_EXERCISE GOAL:_ Lines after the one containing "0.872, 0.896, 0.92]" are to be omitted; print exactly each line from the start of the records up to and including it.
===== SUPPLIED RECORDS
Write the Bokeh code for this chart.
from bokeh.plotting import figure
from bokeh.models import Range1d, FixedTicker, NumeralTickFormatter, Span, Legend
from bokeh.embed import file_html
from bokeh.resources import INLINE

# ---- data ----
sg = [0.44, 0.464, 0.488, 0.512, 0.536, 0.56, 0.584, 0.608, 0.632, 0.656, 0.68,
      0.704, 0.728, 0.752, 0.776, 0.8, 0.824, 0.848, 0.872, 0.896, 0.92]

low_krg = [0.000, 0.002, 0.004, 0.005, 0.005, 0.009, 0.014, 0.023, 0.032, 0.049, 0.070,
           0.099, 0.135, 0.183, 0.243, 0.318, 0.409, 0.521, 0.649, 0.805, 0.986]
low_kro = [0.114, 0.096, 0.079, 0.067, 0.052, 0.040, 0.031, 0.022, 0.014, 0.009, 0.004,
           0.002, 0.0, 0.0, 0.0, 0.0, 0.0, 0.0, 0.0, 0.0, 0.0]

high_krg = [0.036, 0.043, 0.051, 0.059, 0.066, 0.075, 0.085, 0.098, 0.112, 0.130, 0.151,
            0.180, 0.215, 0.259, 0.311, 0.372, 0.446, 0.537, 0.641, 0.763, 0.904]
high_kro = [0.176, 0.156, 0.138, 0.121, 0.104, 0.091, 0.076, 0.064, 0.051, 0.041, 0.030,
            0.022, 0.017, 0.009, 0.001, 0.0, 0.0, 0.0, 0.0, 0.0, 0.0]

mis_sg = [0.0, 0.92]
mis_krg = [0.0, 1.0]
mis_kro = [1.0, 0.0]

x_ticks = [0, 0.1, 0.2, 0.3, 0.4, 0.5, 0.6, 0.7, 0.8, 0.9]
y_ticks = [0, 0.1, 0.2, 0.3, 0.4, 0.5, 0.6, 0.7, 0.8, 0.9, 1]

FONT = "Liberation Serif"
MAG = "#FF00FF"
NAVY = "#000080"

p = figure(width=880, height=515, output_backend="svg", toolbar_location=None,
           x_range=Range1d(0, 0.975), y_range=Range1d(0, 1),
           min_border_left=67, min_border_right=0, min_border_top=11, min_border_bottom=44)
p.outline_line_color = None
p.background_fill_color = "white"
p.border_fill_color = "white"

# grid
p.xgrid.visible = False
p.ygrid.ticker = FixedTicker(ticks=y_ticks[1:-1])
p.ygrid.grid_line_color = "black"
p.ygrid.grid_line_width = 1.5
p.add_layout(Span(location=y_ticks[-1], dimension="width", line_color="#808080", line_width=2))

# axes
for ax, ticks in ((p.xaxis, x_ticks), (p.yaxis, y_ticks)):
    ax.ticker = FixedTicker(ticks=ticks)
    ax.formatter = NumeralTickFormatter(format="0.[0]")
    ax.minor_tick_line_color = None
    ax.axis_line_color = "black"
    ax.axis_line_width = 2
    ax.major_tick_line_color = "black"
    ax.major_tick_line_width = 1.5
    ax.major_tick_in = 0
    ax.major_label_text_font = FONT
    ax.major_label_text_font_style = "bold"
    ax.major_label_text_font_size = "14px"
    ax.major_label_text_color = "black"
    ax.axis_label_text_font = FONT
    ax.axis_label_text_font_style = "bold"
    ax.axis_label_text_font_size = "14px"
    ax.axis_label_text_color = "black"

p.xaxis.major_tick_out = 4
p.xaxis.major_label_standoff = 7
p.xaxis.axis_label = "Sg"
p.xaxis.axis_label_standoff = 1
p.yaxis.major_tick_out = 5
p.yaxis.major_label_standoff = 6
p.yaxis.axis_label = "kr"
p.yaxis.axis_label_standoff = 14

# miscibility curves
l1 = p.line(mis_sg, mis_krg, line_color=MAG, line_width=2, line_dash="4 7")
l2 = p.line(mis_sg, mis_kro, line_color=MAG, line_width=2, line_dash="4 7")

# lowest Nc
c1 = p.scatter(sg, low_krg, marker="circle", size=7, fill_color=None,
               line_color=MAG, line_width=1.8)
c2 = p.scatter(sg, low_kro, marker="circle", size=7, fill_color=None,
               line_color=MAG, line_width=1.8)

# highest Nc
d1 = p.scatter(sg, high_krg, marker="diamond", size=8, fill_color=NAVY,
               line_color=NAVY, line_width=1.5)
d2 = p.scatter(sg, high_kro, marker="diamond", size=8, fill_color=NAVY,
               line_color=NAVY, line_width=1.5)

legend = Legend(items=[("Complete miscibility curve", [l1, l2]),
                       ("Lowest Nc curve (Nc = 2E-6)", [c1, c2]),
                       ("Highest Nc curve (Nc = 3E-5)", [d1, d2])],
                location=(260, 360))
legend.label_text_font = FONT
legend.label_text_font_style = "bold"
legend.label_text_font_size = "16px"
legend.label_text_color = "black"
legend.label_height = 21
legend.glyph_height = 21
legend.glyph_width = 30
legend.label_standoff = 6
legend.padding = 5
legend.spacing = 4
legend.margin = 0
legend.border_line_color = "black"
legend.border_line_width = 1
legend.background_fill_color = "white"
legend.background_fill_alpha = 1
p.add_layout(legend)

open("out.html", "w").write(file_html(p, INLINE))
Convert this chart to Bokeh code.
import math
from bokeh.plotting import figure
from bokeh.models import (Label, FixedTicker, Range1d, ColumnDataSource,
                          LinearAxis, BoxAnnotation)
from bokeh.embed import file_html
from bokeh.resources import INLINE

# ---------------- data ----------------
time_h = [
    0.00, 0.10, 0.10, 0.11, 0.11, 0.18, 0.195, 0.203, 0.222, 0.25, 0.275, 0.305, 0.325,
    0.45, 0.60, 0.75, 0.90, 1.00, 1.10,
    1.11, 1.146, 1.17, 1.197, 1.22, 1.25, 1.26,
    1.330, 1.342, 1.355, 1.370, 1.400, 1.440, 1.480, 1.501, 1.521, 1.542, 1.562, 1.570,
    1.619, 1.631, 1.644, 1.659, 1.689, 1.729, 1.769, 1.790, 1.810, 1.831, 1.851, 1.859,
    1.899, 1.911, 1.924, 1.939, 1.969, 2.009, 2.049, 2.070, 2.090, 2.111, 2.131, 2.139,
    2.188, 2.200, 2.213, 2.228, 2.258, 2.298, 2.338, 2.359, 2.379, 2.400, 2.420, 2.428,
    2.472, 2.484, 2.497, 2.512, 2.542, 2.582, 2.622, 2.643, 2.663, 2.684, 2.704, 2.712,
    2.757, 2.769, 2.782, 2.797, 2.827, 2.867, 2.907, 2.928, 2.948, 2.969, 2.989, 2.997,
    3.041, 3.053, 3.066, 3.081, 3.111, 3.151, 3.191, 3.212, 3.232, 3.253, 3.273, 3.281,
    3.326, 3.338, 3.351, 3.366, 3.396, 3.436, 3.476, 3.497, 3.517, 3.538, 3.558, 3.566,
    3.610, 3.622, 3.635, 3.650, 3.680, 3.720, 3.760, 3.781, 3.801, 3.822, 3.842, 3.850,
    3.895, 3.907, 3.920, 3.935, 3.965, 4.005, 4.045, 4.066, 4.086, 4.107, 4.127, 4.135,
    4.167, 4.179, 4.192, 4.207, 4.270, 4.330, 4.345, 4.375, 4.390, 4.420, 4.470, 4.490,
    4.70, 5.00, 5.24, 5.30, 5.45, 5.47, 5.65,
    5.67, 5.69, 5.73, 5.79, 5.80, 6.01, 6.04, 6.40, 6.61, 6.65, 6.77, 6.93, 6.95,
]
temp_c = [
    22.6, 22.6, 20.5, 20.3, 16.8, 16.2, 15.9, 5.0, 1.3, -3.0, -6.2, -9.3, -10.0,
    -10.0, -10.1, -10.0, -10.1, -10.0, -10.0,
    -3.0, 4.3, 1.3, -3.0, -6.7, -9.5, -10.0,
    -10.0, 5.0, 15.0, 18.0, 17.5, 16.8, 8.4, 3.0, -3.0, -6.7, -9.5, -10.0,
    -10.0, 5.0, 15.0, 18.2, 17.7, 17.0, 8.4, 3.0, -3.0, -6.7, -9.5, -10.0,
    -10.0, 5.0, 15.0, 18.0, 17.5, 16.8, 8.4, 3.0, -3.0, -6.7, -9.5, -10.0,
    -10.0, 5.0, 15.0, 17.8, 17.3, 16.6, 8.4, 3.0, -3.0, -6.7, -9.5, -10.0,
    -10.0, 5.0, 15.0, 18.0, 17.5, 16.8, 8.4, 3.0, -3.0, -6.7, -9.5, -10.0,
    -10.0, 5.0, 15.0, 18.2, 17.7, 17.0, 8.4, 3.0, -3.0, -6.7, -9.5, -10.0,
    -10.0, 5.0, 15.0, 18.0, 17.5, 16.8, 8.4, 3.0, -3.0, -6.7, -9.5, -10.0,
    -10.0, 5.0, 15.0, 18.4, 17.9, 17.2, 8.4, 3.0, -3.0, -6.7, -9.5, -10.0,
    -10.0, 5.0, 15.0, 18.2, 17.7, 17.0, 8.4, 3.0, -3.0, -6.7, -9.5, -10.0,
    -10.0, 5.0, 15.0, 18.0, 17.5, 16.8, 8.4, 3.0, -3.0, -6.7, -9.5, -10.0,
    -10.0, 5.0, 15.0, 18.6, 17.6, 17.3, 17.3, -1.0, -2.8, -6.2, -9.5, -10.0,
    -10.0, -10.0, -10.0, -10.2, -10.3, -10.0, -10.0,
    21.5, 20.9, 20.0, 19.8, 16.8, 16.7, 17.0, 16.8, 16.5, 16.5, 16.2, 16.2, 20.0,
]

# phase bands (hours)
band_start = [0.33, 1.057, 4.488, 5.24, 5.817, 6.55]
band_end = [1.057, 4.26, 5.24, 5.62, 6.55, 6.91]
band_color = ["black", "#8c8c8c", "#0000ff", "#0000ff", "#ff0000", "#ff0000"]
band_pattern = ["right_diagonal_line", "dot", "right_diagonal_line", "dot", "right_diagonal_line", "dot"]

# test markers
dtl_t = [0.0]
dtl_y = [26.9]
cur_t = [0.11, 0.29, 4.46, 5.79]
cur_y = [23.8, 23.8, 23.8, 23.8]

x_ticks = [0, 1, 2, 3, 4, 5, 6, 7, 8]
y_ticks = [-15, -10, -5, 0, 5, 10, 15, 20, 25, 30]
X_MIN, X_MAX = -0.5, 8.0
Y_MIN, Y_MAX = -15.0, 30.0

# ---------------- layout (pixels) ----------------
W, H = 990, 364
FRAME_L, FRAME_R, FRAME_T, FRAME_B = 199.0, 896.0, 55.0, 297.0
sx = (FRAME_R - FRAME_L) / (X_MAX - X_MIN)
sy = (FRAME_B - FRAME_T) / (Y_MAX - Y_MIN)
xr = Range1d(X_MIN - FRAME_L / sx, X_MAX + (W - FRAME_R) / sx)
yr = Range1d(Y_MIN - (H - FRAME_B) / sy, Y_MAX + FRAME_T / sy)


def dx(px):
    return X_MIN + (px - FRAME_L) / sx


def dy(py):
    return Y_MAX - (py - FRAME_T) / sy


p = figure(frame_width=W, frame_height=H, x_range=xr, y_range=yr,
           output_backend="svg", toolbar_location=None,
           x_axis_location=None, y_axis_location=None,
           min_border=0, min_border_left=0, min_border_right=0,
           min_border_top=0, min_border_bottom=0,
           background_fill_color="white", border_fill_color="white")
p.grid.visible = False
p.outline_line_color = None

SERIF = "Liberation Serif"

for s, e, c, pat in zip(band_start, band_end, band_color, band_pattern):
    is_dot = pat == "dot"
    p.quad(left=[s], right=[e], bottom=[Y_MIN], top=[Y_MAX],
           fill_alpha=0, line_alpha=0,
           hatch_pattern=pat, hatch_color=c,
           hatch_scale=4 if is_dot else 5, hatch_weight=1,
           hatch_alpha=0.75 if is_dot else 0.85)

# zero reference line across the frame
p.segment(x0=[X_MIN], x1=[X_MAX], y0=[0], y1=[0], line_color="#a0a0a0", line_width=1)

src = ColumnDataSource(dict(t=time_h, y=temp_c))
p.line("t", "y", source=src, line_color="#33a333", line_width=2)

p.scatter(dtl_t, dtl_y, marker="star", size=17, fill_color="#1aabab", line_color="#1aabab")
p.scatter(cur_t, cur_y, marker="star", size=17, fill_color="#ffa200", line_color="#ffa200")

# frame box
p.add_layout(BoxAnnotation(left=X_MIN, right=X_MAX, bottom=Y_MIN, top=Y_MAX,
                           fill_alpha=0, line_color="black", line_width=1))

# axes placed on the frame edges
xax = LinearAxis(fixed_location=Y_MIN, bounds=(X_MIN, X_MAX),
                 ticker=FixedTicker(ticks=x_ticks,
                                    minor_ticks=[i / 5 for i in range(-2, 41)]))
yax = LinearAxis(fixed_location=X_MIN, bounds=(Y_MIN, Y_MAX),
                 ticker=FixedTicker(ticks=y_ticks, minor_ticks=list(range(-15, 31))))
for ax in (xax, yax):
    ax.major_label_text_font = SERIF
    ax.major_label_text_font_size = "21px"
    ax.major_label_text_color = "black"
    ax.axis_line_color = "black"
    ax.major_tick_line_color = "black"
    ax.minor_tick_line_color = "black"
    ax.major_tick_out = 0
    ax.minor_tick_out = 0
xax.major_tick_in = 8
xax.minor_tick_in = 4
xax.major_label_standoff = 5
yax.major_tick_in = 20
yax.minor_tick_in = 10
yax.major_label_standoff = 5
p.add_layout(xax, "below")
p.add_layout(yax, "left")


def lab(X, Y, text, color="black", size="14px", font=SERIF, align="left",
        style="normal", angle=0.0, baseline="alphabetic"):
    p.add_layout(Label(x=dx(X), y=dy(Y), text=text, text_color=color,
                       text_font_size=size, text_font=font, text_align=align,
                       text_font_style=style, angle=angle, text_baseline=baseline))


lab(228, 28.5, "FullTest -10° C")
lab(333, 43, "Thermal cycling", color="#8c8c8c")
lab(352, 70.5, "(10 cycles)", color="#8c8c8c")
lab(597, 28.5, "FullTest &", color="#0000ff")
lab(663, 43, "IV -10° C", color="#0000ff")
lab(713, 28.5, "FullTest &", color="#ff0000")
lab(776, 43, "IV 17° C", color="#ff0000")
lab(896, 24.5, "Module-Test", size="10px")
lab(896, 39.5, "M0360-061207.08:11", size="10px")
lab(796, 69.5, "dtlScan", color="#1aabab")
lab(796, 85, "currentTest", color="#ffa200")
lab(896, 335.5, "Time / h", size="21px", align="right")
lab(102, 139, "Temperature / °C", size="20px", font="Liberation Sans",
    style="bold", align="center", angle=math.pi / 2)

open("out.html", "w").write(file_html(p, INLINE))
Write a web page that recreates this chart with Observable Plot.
==========
_COMPLETE RESPONSE:_
Write the Bokeh code for this chart.
from bokeh.plotting import figure
from bokeh.models import Range1d, FixedTicker, NumeralTickFormatter, Span, Legend
from bokeh.embed import file_html
from bokeh.resources import INLINE

# ---- data ----
sg = [0.44, 0.464, 0.488, 0.512, 0.536, 0.56, 0.584, 0.608, 0.632, 0.656, 0.68,
      0.704, 0.728, 0.752, 0.776, 0.8, 0.824, 0.848, 0.872, 0.896, 0.92]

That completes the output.